--- start ---

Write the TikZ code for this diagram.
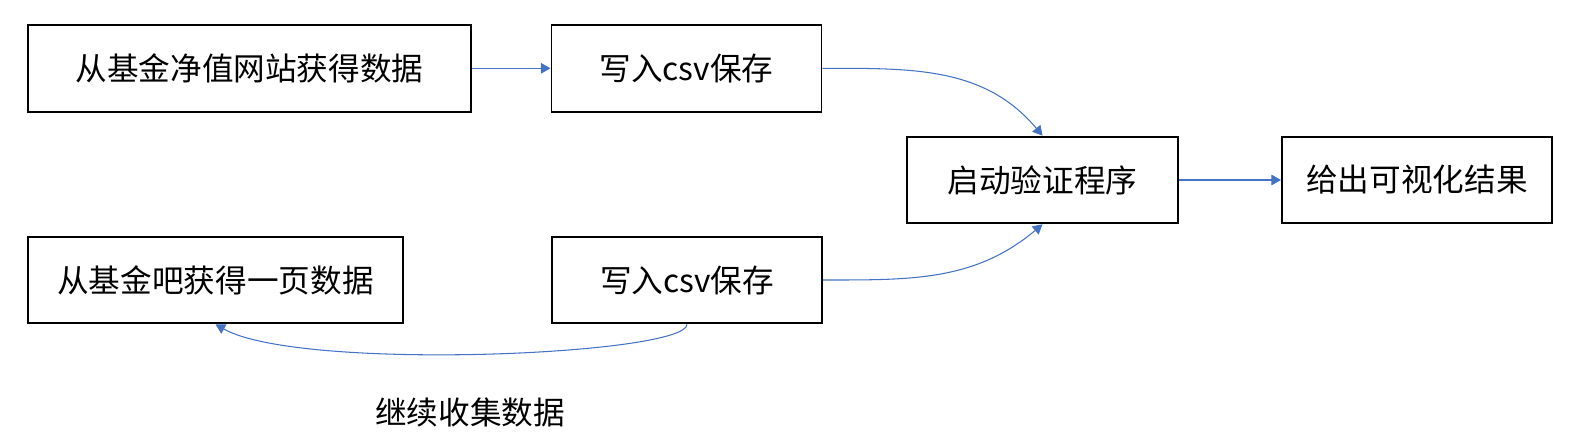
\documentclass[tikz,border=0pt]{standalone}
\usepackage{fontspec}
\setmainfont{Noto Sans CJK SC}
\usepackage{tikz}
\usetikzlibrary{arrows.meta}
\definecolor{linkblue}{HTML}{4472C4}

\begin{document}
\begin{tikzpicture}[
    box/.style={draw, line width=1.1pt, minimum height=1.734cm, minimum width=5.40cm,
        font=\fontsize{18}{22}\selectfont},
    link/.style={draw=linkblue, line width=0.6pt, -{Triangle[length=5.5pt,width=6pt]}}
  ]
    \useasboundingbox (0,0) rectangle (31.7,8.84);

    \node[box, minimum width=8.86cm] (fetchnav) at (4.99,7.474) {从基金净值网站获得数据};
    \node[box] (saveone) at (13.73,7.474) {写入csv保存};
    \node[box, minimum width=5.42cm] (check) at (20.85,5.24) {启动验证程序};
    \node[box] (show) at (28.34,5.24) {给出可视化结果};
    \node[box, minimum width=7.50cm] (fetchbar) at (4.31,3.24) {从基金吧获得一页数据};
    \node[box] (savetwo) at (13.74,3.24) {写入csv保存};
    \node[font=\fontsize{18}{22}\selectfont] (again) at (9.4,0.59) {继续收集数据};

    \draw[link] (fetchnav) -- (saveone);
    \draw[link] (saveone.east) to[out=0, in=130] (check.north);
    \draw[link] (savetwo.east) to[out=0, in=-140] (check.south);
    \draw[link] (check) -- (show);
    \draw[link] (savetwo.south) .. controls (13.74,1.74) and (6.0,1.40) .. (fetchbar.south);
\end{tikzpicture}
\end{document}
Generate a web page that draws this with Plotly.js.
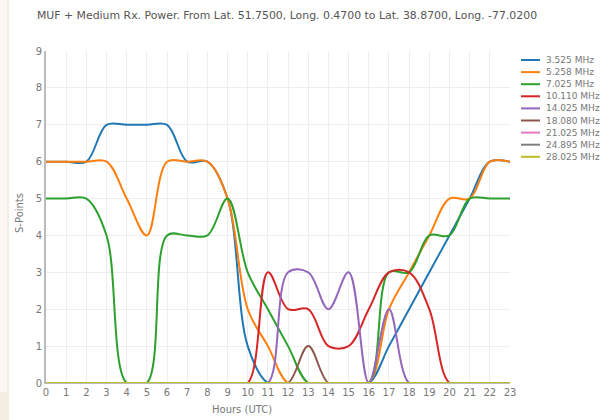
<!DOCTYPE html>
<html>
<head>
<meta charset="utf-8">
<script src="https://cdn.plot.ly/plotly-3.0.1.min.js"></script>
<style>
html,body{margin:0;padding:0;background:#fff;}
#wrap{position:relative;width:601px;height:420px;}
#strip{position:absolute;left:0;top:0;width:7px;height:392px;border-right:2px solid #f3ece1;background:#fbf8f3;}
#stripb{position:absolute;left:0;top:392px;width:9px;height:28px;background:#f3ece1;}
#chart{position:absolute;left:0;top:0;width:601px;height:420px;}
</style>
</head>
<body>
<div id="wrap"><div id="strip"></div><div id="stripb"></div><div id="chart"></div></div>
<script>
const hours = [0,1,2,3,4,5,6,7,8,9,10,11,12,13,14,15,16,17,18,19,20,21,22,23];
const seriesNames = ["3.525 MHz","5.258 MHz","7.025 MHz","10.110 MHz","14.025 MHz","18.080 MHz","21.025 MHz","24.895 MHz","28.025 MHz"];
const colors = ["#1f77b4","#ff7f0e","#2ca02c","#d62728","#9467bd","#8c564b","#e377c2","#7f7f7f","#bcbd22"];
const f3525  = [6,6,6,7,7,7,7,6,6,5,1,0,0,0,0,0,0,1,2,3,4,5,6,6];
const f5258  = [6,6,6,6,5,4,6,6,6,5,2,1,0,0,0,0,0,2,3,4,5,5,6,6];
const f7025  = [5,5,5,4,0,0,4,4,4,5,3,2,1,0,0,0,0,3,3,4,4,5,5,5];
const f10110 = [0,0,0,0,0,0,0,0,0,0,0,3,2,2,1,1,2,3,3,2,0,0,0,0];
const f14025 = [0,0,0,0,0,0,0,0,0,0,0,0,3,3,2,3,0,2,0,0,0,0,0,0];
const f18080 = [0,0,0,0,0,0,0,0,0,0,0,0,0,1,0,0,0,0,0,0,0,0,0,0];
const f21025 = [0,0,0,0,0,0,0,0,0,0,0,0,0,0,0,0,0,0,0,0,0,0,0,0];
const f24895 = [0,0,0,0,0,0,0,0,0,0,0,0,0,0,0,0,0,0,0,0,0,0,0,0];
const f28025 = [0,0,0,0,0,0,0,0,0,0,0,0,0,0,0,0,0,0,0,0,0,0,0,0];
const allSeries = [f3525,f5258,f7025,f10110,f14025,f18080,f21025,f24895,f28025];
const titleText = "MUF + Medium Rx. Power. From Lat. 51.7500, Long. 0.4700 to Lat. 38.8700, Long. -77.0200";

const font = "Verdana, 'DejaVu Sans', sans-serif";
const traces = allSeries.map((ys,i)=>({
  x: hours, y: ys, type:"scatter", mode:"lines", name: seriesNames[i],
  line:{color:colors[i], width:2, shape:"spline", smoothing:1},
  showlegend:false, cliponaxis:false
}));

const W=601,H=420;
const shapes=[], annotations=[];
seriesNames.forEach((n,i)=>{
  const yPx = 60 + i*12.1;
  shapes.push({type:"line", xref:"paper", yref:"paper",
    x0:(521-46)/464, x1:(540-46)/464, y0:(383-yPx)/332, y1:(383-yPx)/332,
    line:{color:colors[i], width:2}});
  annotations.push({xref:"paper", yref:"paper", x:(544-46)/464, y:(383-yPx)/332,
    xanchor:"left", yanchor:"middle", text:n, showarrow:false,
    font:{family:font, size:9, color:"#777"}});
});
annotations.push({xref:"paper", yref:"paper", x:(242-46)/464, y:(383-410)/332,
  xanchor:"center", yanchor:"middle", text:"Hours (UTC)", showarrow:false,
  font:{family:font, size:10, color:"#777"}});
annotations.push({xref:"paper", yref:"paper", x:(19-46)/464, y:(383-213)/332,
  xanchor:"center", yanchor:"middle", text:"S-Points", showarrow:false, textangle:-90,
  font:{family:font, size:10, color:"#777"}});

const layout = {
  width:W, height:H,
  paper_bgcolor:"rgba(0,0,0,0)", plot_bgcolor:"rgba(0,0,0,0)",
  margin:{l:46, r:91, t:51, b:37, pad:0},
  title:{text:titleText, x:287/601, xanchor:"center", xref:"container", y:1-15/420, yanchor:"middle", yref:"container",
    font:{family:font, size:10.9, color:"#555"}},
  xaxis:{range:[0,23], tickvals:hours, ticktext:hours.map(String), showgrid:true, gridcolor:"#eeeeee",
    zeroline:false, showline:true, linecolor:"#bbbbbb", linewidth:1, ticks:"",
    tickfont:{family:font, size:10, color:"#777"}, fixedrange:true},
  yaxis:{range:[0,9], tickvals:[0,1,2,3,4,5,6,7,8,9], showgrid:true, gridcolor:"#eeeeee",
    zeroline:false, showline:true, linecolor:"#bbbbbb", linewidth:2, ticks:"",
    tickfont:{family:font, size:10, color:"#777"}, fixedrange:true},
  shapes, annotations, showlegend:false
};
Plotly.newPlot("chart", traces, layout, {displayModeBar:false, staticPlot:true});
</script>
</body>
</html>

--- end ---
--- start ---

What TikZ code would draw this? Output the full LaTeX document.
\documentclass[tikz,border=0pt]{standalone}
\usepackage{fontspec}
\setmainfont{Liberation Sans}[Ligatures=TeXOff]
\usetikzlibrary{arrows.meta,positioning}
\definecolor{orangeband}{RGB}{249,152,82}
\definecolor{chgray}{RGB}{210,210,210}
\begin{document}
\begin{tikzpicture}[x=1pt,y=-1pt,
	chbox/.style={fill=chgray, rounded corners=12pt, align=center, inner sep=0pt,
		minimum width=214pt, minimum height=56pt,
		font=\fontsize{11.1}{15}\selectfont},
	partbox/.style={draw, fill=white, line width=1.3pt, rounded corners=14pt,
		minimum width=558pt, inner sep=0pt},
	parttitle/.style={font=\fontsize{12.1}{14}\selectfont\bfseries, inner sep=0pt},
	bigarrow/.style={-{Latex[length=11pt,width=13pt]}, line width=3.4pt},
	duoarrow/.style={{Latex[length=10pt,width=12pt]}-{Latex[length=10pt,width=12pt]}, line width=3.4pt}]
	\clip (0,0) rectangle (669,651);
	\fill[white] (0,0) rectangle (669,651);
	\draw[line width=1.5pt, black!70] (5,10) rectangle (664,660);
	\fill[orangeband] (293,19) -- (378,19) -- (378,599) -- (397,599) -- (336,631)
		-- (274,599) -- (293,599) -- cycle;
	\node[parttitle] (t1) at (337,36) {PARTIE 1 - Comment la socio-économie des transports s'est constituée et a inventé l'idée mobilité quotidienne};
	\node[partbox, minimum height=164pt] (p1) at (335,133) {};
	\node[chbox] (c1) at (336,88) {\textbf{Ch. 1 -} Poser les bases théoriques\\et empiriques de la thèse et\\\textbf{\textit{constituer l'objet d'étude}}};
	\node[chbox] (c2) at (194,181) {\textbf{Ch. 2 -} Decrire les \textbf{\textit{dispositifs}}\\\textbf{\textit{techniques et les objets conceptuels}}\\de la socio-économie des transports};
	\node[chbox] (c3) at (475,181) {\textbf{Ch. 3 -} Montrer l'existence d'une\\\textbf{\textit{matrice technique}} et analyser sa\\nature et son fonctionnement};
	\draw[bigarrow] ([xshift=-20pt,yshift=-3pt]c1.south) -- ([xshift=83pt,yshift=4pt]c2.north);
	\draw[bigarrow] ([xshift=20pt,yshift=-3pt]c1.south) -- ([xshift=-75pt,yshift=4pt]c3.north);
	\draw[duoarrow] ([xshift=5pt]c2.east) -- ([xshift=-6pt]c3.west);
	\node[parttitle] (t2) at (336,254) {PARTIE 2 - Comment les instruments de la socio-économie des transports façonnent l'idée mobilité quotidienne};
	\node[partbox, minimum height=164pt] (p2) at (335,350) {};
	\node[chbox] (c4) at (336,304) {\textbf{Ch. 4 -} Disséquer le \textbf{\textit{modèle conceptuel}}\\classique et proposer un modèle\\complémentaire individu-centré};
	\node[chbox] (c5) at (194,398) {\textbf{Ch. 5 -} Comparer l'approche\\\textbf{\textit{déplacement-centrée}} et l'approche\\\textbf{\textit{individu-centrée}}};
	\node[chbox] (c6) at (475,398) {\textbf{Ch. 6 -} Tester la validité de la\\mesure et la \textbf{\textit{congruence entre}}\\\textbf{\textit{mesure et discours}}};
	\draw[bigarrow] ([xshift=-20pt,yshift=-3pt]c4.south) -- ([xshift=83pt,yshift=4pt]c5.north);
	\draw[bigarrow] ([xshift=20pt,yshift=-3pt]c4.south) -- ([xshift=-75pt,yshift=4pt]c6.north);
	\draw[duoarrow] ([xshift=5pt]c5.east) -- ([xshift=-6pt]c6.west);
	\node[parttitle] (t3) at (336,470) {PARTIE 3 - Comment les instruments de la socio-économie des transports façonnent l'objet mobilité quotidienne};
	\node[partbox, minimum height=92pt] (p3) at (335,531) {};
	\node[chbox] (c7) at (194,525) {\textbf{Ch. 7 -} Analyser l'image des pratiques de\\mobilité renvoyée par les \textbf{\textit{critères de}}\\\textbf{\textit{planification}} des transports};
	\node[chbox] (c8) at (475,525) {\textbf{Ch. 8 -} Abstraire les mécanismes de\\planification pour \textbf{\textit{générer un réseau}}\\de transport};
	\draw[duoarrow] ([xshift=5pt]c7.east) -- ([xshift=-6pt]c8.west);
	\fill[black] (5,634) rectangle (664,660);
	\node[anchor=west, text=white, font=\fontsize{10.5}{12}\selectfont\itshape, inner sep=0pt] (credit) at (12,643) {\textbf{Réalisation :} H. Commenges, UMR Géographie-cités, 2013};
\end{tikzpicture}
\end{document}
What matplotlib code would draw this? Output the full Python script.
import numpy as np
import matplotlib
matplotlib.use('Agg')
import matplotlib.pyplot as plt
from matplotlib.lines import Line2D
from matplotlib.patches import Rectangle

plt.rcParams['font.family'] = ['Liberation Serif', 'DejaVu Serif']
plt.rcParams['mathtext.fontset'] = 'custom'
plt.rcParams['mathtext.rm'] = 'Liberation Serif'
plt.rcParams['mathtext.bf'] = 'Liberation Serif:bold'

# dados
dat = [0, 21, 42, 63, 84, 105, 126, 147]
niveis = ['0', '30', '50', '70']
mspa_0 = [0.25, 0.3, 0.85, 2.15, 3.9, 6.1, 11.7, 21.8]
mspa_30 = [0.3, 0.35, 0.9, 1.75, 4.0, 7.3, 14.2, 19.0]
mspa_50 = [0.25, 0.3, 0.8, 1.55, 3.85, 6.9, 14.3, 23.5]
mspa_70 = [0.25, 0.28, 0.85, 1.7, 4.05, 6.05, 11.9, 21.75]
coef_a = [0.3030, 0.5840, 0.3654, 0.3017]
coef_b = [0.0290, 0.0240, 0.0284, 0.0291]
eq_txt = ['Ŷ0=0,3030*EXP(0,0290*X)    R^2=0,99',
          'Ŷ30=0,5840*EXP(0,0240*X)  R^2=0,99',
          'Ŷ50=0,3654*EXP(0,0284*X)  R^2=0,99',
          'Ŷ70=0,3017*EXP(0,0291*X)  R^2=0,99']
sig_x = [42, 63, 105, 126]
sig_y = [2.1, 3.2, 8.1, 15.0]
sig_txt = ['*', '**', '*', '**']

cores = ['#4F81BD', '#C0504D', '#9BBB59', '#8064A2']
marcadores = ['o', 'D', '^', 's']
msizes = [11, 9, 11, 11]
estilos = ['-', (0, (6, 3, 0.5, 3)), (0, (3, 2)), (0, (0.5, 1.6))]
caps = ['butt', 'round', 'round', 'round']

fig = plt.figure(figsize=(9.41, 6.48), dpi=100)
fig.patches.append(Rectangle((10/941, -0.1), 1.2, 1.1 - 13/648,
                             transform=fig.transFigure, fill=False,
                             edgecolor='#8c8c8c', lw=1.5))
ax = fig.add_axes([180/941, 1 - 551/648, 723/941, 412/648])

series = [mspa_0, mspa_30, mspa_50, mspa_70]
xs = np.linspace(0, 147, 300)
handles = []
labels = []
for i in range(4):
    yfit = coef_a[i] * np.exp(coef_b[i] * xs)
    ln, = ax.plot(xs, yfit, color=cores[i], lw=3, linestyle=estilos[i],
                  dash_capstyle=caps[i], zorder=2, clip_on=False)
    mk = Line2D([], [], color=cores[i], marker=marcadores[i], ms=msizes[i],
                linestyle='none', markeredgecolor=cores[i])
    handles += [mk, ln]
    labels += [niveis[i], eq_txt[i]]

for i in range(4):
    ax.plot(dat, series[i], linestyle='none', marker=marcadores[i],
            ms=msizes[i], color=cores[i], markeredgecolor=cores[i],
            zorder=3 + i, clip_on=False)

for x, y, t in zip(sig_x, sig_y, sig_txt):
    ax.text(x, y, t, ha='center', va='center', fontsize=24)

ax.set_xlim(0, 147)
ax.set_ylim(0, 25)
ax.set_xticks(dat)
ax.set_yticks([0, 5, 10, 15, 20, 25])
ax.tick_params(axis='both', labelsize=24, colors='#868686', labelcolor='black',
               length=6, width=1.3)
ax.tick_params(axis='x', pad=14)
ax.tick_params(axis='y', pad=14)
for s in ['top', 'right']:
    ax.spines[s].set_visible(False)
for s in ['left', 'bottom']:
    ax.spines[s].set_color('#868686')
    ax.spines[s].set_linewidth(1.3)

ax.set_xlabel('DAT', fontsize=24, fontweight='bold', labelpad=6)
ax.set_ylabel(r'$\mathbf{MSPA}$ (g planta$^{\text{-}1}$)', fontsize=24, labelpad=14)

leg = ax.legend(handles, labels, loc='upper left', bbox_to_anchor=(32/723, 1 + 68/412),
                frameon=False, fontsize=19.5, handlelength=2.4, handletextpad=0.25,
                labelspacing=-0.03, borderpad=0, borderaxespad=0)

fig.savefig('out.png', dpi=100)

--- end ---
--- start ---

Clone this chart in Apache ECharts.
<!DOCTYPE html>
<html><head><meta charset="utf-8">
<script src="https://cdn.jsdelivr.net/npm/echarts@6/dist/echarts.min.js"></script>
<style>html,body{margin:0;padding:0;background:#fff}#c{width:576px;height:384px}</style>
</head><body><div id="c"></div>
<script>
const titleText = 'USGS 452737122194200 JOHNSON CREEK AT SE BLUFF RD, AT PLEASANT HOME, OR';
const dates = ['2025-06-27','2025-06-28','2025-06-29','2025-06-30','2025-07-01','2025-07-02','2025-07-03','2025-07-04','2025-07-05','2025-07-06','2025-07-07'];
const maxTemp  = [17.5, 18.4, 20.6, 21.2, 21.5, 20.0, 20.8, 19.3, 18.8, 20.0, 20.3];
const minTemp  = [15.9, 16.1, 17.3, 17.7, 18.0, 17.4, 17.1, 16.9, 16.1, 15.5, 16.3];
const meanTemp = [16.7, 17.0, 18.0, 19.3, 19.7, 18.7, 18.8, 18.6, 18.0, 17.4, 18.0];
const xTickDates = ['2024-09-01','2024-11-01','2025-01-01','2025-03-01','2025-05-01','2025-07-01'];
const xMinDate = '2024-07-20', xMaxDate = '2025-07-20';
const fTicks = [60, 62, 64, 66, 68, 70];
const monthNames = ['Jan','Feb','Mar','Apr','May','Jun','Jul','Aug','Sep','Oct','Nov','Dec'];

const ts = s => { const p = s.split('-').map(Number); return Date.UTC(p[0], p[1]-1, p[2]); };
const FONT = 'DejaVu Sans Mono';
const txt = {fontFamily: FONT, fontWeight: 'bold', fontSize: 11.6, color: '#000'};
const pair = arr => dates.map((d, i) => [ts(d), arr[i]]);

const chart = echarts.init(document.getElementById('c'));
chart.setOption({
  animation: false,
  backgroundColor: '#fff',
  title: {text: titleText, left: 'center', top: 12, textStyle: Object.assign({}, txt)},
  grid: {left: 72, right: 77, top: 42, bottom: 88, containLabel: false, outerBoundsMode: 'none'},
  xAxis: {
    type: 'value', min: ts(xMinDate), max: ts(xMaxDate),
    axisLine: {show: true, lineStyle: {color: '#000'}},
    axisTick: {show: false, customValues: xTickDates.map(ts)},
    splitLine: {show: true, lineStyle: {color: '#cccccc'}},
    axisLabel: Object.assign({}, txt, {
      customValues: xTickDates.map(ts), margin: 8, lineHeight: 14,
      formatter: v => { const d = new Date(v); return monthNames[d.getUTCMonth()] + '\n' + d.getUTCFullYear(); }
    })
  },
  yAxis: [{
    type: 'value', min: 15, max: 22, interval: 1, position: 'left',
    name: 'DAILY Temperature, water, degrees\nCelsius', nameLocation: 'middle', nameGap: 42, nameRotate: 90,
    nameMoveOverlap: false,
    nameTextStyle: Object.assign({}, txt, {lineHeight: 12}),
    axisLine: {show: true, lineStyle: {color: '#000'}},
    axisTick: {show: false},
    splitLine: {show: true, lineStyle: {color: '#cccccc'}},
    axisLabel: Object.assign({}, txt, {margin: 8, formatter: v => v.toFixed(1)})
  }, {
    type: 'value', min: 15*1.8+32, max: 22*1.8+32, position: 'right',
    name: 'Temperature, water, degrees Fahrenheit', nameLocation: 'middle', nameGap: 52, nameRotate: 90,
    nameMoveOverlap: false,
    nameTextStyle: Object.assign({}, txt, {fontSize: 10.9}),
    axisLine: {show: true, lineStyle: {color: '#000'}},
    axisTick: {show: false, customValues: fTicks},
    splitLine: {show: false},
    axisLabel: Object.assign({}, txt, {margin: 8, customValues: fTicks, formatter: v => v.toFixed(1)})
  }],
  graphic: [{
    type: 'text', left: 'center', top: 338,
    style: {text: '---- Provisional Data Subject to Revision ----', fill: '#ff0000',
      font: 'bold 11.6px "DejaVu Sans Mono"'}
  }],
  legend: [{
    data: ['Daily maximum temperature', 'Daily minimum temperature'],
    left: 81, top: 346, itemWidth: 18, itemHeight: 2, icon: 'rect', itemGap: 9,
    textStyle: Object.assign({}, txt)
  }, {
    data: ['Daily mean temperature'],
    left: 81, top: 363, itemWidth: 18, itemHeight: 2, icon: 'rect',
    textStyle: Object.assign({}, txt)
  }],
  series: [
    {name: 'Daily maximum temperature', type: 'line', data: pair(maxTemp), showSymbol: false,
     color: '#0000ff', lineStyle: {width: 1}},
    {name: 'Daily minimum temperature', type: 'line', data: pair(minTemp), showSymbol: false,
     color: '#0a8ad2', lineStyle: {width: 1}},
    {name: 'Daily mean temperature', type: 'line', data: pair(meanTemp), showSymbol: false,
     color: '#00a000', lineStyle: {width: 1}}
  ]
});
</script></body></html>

--- end ---

What to produce:
Pictures stay out: repeat exactly only the lines from the one with "Write the TikZ code for this diagram." through the one with "(0,0) rectangle (31.7,8.84);".

Result of the task:
Write the TikZ code for this diagram.
\documentclass[tikz,border=0pt]{standalone}
\usepackage{fontspec}
\setmainfont{Noto Sans CJK SC}
\usepackage{tikz}
\usetikzlibrary{arrows.meta}
\definecolor{linkblue}{HTML}{4472C4}

\begin{document}
\begin{tikzpicture}[
    box/.style={draw, line width=1.1pt, minimum height=1.734cm, minimum width=5.40cm,
        font=\fontsize{18}{22}\selectfont},
    link/.style={draw=linkblue, line width=0.6pt, -{Triangle[length=5.5pt,width=6pt]}}
  ]
    \useasboundingbox (0,0) rectangle (31.7,8.84);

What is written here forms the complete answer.